Do Not Go Gentle Into That Good Night

Dylan Thomas

Do not go gentle into that good night,
Old age should burn and rave at close of day;
Rage, rage against the dying of the light.

Though wise men at their end know dark is right,
Because their words had forked no lightning they
Do not go gentle into that good night.

Good men, the last wave by, crying how bright
Their frail deeds might have danced in a green bay,
Rage, rage against the dying of the light.

Wild men who caught and sang the sun in flight,
And learn, too late, they grieved it on its way,
Do not go gentle into that good night.

Grave men, near death, who see with blinding sight
Blind eyes could blaze like meteors and be gay,
Rage, rage against the dying of the light.

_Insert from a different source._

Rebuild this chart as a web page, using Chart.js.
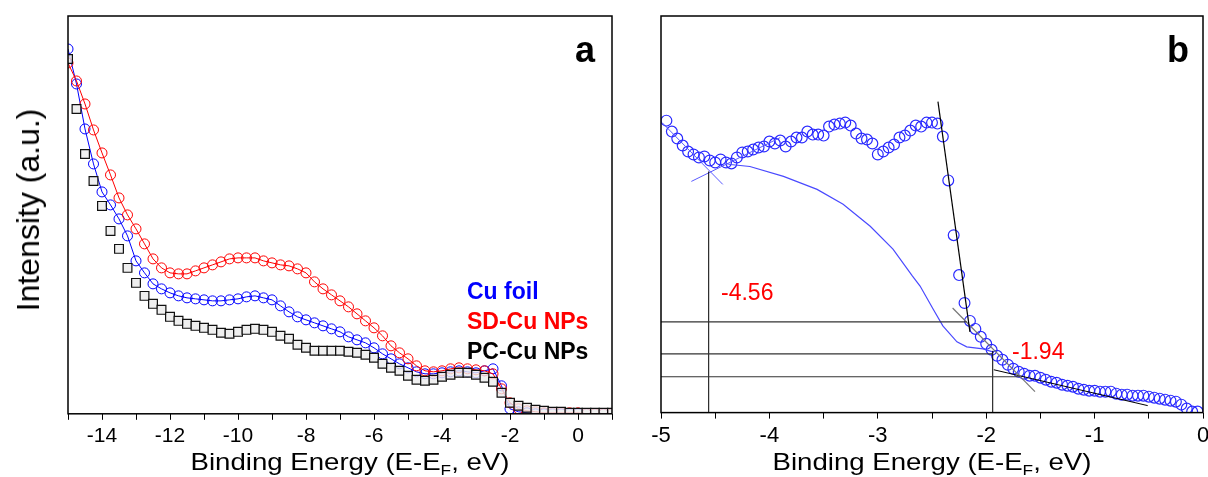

And you, my father, there on the sad height,
Curse, bless me now with your fierce tears, I pray.
Do not go gentle into that good night.
Rage, rage against the dying of the light.


Dumdad said...

Another emotive, fascinating post.
A Prayer to Owen Meany is a book I enjoyed immensely (although some critics trashed it somewhat) and I shall never forget the denouement and why the basketball practice all made sense.
And now I shall have to re-read Blake Morrison's minor masterpiece! (So many blogs, books etc, so little time).
I'm re-reading H.E. Bates's A Breath of French Air and devoured half of it last night. My problem with reading is that if I've enjoyed a particular novel I want to find all the author's other books.

Jane Henry said...

Blake Morrison's book is going to be made into a film, I coincidentally read last week.

Yes there isn't enough time to read everything is there....

Marie said...

I was really moved by that. Thank you for writing it.